As of May 26, only five owners had complied with the request.

"Technically we don't maintain it, so when this whole project came about, it was talked about if we're going to put all this money to get the water line and put in new pavement that the village would want to maintain it so it's maintained adequately," Lenner said.

The property owners would have to be willing to donate property ranging in sizes from around 87 square feet to 1,500 square feet.

"We have easements back there, which allow us to put the lines and everything back there, but it's still not our property," Lenner said.

He said landowners could "deed their property that sits within the alley to the village for future maintenance, then it would actually become a public roadway."
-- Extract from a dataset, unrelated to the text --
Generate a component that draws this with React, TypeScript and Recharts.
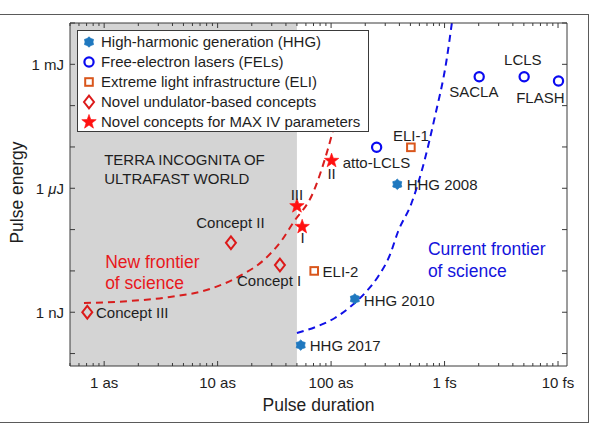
import React from 'react';
import { ComposedChart, Scatter, Line, XAxis, YAxis, ReferenceArea, Legend } from 'recharts';

const FONT = '"Liberation Sans", Arial, Helvetica, sans-serif';
const AXIS = '#3a3a3a';
const TEXT = '#1e1e1e';

// Pulse duration in attoseconds, pulse energy in nanojoules
const hhgNames = ['HHG 2017', 'HHG 2010', 'HHG 2008'];
const hhgDuration = [54, 162, 383];
const hhgEnergy = [0.16, 2.1, 1250];

const felNames = ['atto-LCLS', 'SACLA', 'LCLS', 'FLASH'];
const felDuration = [252, 2020, 5030, 10100];
const felEnergy = [9800, 5.0e5, 5.0e5, 3.95e5];

const eliNames = ['ELI-1', 'ELI-2'];
const eliDuration = [505, 71];
const eliEnergy = [9800, 10];

const undulatorNames = ['Concept III', 'Concept II', 'Concept I'];
const undulatorDuration = [0.71, 13.1, 35.4];
const undulatorEnergy = [1.0, 48, 13.9];

const maxivNames = ['III', 'I', 'II'];
const maxivDuration = [50, 55.6, 101];
const maxivEnergy = [372, 117, 4650];

const newFrontierDuration = [0.664, 1.69, 3.8, 8.56, 15.7, 26.1, 36.9, 46.1, 69.2, 93.2, 110];
const newFrontierEnergy = [1.67, 1.87, 2.34, 3.65, 7.54, 19.4, 56, 144, 769, 8440, 45000];

const currentFrontierDuration = [50, 75, 108, 147, 199, 259, 330, 388, 512, 644, 822, 1042, 1160];
const currentFrontierEnergy = [0.315, 0.452, 0.726, 1.34, 2.92, 7.25, 24.3, 87.5, 440, 3330, 54000, 1.27e6, 1e7];

// Region annotations (anchored at the first line's left edge)
const noteLines = [
  ['TERRA INCOGNITA OF', 'ULTRAFAST WORLD'],
  ['New frontier', 'of science'],
  ['Current frontier', 'of science'],
];
const noteDuration = [1.0, 1.02, 713];
const noteEnergy = [4830, 16.7, 34];

const legendLabels = [
  'High-harmonic generation (HHG)',
  'Free-electron lasers (FELs)',
  'Extreme light infrastructure (ELI)',
  'Novel undulator-based concepts',
  'Novel concepts for MAX IV parameters',
];

const xTickLabels: Record<number, string> = { 1: '1 as', 10: '10 as', 100: '100 as', 1000: '1 fs', 10000: '10 fs' };
const yTickLabels: Record<number, string> = { 1: '1 nJ', 1000: '1 \u03bcJ', 1000000: '1 mJ' };

const xDecades = [0.1, 1, 10, 100, 1000, 10000];
const xTicks = xDecades
  .flatMap((d) => [1, 2, 3, 4, 5, 6, 7, 8, 9].map((k) => +(k * d).toPrecision(3)))
  .filter((v) => v >= 0.5 && v <= 12000);
const yTicks = [0.1, 1, 10, 100, 1000, 1e4, 1e5, 1e6, 1e7];

const X_DOMAIN: [number, number] = [0.5, 12000];
const Y_DOMAIN: [number, number] = [0.05, 1e7];

const toPoints = (names: string[], t: number[], e: number[]) =>
  t.map((v, i) => ({ t: v, e: e[i], name: names[i] }));
const toCurve = (t: number[], e: number[]) => t.map((v, i) => ({ t: v, e: e[i] }));

const hhgData = toPoints(hhgNames, hhgDuration, hhgEnergy);
const felData = toPoints(felNames, felDuration, felEnergy);
const eliData = toPoints(eliNames, eliDuration, eliEnergy);
const undulatorData = toPoints(undulatorNames, undulatorDuration, undulatorEnergy);
const maxivData = toPoints(maxivNames, maxivDuration, maxivEnergy);
const noteData = noteDuration.map((t, i) => ({ t, e: noteEnergy[i], lines: noteLines[i], idx: i }));
const newFrontier = toCurve(newFrontierDuration, newFrontierEnergy);
const currentFrontier = toCurve(currentFrontierDuration, currentFrontierEnergy);

const COLORS = {
  hhg: '#1f78bf',
  fel: '#0a0af0',
  eli: '#d9561c',
  undulator: '#dc1a1a',
  maxiv: '#ff1010',
  redCurve: '#d81e1e',
  blueCurve: '#1010e6',
  newText: '#e8181c',
  curText: '#1414dc',
};

const noteStyle = [
  { color: TEXT, size: 15, gap: 19 },
  { color: COLORS.newText, size: 17.5, gap: 21.5 },
  { color: COLORS.curText, size: 17.5, gap: 21.7 },
];

type Placement = { dx: number; dy: number; anchor: 'start' | 'middle' | 'end' };
const labelPlacement: Record<string, Placement> = {
  'HHG 2017': { dx: 9, dy: 1, anchor: 'start' },
  'HHG 2010': { dx: 9, dy: 1.4, anchor: 'start' },
  'HHG 2008': { dx: 9.4, dy: 0.7, anchor: 'start' },
  'atto-LCLS': { dx: -34, dy: 15.4, anchor: 'start' },
  SACLA: { dx: -5.3, dy: 15, anchor: 'middle' },
  LCLS: { dx: -1.3, dy: -16.7, anchor: 'middle' },
  FLASH: { dx: -18.2, dy: 16.3, anchor: 'middle' },
  'ELI-1': { dx: 0, dy: -11.3, anchor: 'middle' },
  'ELI-2': { dx: 8.4, dy: 1.3, anchor: 'start' },
  'Concept III': { dx: 8.7, dy: 0.7, anchor: 'start' },
  'Concept II': { dx: -0.5, dy: -20, anchor: 'middle' },
  'Concept I': { dx: -10.8, dy: 16, anchor: 'middle' },
  III: { dx: 0, dy: -11.5, anchor: 'middle' },
  I: { dx: 0.5, dy: 10.6, anchor: 'middle' },
  II: { dx: 0, dy: 13.3, anchor: 'middle' },
};

const starPoints = (cx: number, cy: number, n: number, R: number, r: number) => {
  const pts: string[] = [];
  for (let i = 0; i < 2 * n; i++) {
    const a = -Math.PI / 2 + (i * Math.PI) / n;
    const rad = i % 2 === 0 ? R : r;
    pts.push(`${(cx + rad * Math.cos(a)).toFixed(2)},${(cy + rad * Math.sin(a)).toFixed(2)}`);
  }
  return pts.join(' ');
};

type Kind = 'hhg' | 'fel' | 'eli' | 'undulator' | 'maxiv';

const Marker = ({ kind, cx, cy }: { kind: Kind; cx: number; cy: number }) => {
  switch (kind) {
    case 'hhg':
      return <polygon points={starPoints(cx, cy, 6, 5.2, 3.9)} fill={COLORS.hhg} stroke={COLORS.hhg} strokeWidth={0.8} />;
    case 'fel':
      return <circle cx={cx} cy={cy} r={4.6} fill="none" stroke={COLORS.fel} strokeWidth={2.2} />;
    case 'eli':
      return <rect x={cx - 3.8} y={cy - 3.8} width={7.6} height={7.6} fill="none" stroke={COLORS.eli} strokeWidth={2} />;
    case 'undulator':
      return (
        <polygon
          points={`${cx},${cy - 6.3} ${cx + 5},${cy} ${cx},${cy + 6.3} ${cx - 5},${cy}`}
          fill="none"
          stroke={COLORS.undulator}
          strokeWidth={2}
          strokeLinejoin="miter"
        />
      );
    default:
      return <polygon points={starPoints(cx, cy, 5, 7.6, 3.1)} fill={COLORS.maxiv} stroke={COLORS.maxiv} strokeWidth={0.6} />;
  }
};

const pointShape = (kind: Kind) => (props: any) => {
  const { cx, cy, payload } = props;
  const p = labelPlacement[payload.name];
  return (
    <g>
      <Marker kind={kind} cx={cx} cy={cy} />
      {p && (
        <text
          x={cx + p.dx}
          y={cy + p.dy}
          dy="0.35em"
          textAnchor={p.anchor}
          fontSize={15}
          fontFamily={FONT}
          fill={TEXT}
        >
          {payload.name}
        </text>
      )}
    </g>
  );
};

const noteShape = (props: any) => {
  const { cx, cy, payload } = props;
  const s = noteStyle[payload.idx];
  return (
    <text x={cx} y={cy} fontSize={s.size} fontFamily={FONT} fill={s.color}>
      {payload.lines.map((ln: string, i: number) => (
        <tspan key={i} x={cx} dy={i === 0 ? '0.35em' : s.gap}>
          {ln}
        </tspan>
      ))}
    </text>
  );
};

const xTick = (side: 'bottom' | 'top') => (props: any) => {
  const { x, y, payload } = props;
  const label = xTickLabels[payload.value];
  const len = label ? 5 : 3;
  const d = side === 'bottom' ? -len : len;
  return (
    <g>
      <line x1={x} x2={x} y1={y} y2={y + d} stroke={AXIS} strokeWidth={1} />
      {side === 'bottom' && label && (
        <text x={x} y={y + 22} textAnchor="middle" fontSize={15} fontFamily={FONT} fill={TEXT}>
          {label}
        </text>
      )}
    </g>
  );
};

const yTick = (side: 'left' | 'right') => (props: any) => {
  const { x, y, payload } = props;
  const label = yTickLabels[payload.value];
  const d = side === 'left' ? 5 : -5;
  let text: React.ReactNode = null;
  if (side === 'left' && label) {
    const parts = label.split('\u03bc');
    text = (
      <text x={x - 6} y={y} dy="0.36em" textAnchor="end" fontSize={15} fontFamily={FONT} fill={TEXT}>
        {parts.length > 1 ? (
          <>
            {parts[0]}
            <tspan fontStyle="italic">{'\u03bc'}</tspan>
            {parts[1]}
          </>
        ) : (
          label
        )}
      </text>
    );
  }
  return (
    <g>
      <line x1={x} x2={x + d} y1={y} y2={y} stroke={AXIS} strokeWidth={1} />
      {text}
    </g>
  );
};

const legendKinds: Kind[] = ['hhg', 'fel', 'eli', 'undulator', 'maxiv'];

const renderLegend = () => (
  <div
    style={{
      boxSizing: 'border-box',
      width: 292,
      height: 102,
      border: `1px solid ${AXIS}`,
      background: '#ffffff',
      paddingTop: 1,
    }}
  >
    {legendLabels.map((lbl, i) => (
      <div key={lbl} style={{ display: 'flex', alignItems: 'center', height: 20 }}>
        <svg width={22} height={20} style={{ display: 'block', flex: 'none' }}>
          <Marker kind={legendKinds[i]} cx={11} cy={10} />
        </svg>
        <span style={{ fontFamily: FONT, fontSize: 15, color: TEXT, marginLeft: 1, whiteSpace: 'nowrap', lineHeight: '20px' }}>
          {lbl}
        </span>
      </div>
    ))}
  </div>
);

export default function App() {
  return (
    <div style={{ position: 'absolute', left: 0, top: 0, width: 594, height: 424, background: '#ffffff', overflow: 'hidden' }}>
      <div
        style={{
          position: 'absolute',
          left: -2,
          top: 14,
          width: 591,
          height: 409,
          boxSizing: 'border-box',
          border: '1px solid #5a5a5a',
        }}
      />
      <ComposedChart width={594} height={424} margin={{ top: 22, right: 26, bottom: 57, left: 69 }}>
        <ReferenceArea
          xAxisId="bottom"
          yAxisId="left"
          x1={0.5}
          x2={50}
          y1={Y_DOMAIN[0]}
          y2={Y_DOMAIN[1]}
          fill="#d4d4d4"
          fillOpacity={1}
          stroke="none"
          ifOverflow="hidden"
        />
        <XAxis
          xAxisId="bottom"
          dataKey="t"
          type="number"
          scale="log"
          domain={X_DOMAIN}
          allowDataOverflow
          ticks={xTicks}
          interval={0}
          height={1}
          tickSize={0}
          tickMargin={0}
          tickLine={false}
          axisLine={{ stroke: AXIS, strokeWidth: 1 }}
          tick={xTick('bottom')}
          label={(p: any) => {
            const vb = p.viewBox;
            return (
              <text x={vb.x + vb.width / 2} y={411} textAnchor="middle" fontSize={17.5} fontFamily={FONT} fill={TEXT}>
                Pulse duration
              </text>
            );
          }}
        />
        <XAxis
          xAxisId="top"
          orientation="top"
          dataKey="t"
          type="number"
          scale="log"
          domain={X_DOMAIN}
          allowDataOverflow
          ticks={xTicks}
          interval={0}
          height={1}
          tickSize={0}
          tickMargin={0}
          tickLine={false}
          axisLine={{ stroke: AXIS, strokeWidth: 1 }}
          tick={xTick('top')}
        />
        <YAxis
          yAxisId="left"
          dataKey="e"
          type="number"
          scale="log"
          domain={Y_DOMAIN}
          allowDataOverflow
          ticks={yTicks}
          interval={0}
          width={1}
          tickSize={0}
          tickMargin={0}
          tickLine={false}
          axisLine={{ stroke: AXIS, strokeWidth: 1 }}
          tick={yTick('left')}
          label={(p: any) => {
            const vb = p.viewBox;
            const cy = vb.y + vb.height / 2 - 2;
            return (
              <text
                x={23}
                y={cy}
                transform={`rotate(-90 23 ${cy})`}
                textAnchor="middle"
                fontSize={17.5}
                fontFamily={FONT}
                fill={TEXT}
              >
                Pulse energy
              </text>
            );
          }}
        />
        <YAxis
          yAxisId="right"
          orientation="right"
          dataKey="e"
          type="number"
          scale="log"
          domain={Y_DOMAIN}
          allowDataOverflow
          ticks={yTicks}
          interval={0}
          width={1}
          tickSize={0}
          tickMargin={0}
          tickLine={false}
          axisLine={{ stroke: AXIS, strokeWidth: 1 }}
          tick={yTick('right')}
        />
        <Scatter
          data={noteData}
          xAxisId="bottom"
          yAxisId="left"
          dataKey="e"
          shape={noteShape}
          isAnimationActive={false}
          legendType="none"
        />
        <Line
          data={newFrontier}
          xAxisId="bottom"
          yAxisId="left"
          dataKey="e"
          type="monotone"
          stroke={COLORS.redCurve}
          strokeWidth={2}
          strokeDasharray="7 5"
          dot={false}
          activeDot={false}
          isAnimationActive={false}
        />
        <Line
          data={currentFrontier}
          xAxisId="bottom"
          yAxisId="left"
          dataKey="e"
          type="monotone"
          stroke={COLORS.blueCurve}
          strokeWidth={2}
          strokeDasharray="7 5"
          dot={false}
          activeDot={false}
          isAnimationActive={false}
        />
        <Scatter data={hhgData} xAxisId="bottom" yAxisId="left" dataKey="e" shape={pointShape('hhg')} isAnimationActive={false} />
        <Scatter data={felData} xAxisId="bottom" yAxisId="left" dataKey="e" shape={pointShape('fel')} isAnimationActive={false} />
        <Scatter data={eliData} xAxisId="bottom" yAxisId="left" dataKey="e" shape={pointShape('eli')} isAnimationActive={false} />
        <Scatter data={undulatorData} xAxisId="bottom" yAxisId="left" dataKey="e" shape={pointShape('undulator')} isAnimationActive={false} />
        <Scatter data={maxivData} xAxisId="bottom" yAxisId="left" dataKey="e" shape={pointShape('maxiv')} isAnimationActive={false} />
        <Legend
          layout="vertical"
          align="center"
          verticalAlign="middle"
          content={renderLegend}
          wrapperStyle={{ left: 77, top: 30, width: 292, height: 102 }}
        />
      </ComposedChart>
    </div>
  );
}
Lenner said construction could be delayed up to six months or longer if owners don't donate their property because the village doesn't have an appraiser.

The appraiser would find out how much the village would need to buy the land from the property owners.

"We don't have any money allocated for that, so I don't know if we'd be able to get it done this year in time to get out of the way for Ohio Department of Transportation because they are going to be tearing up South Main Street and Coshocton Street here pretty soon so we're on a tight schedule to get this done even before ODOT (starts)."

Lenner said it's imperative to fix the water line as soon as possible.

"It's one of the oldest water lines in the village, so as soon as we can get that repaired the better so we don't have any breaks," Lenner said.

He said the rest of the project is needed, too.

Lenner said the sewer line would help with drainage issues to help prolong the pavement life and said the water line is needed because then "there'll be hookups to the buildings from the rear. Right now they are out front.

"We're excited just to upgrade the infrastructure and make sure all the businesses have adequate water pressure because that line is old and does get filled in with sediment," Lenner said.

Lenner said he's optimistic about property owners donating their land.

"A lot of people are complaining about the state of that alley and what the village can do," he said, "so we're actually doing something and it's pretty exciting to upgrade the infrastructure."

Lenner said a tentative construction start date is scheduled at the end of June or early July.

He said the contractor believes the $318,117 estimated project would also be done in 60 days instead of the allotted 90 days.

ODOT has plans to start its construction along South Main Street on June 15.

Lenner said he doesn't believe the two projects would cause any problems while being constructed simultaneously.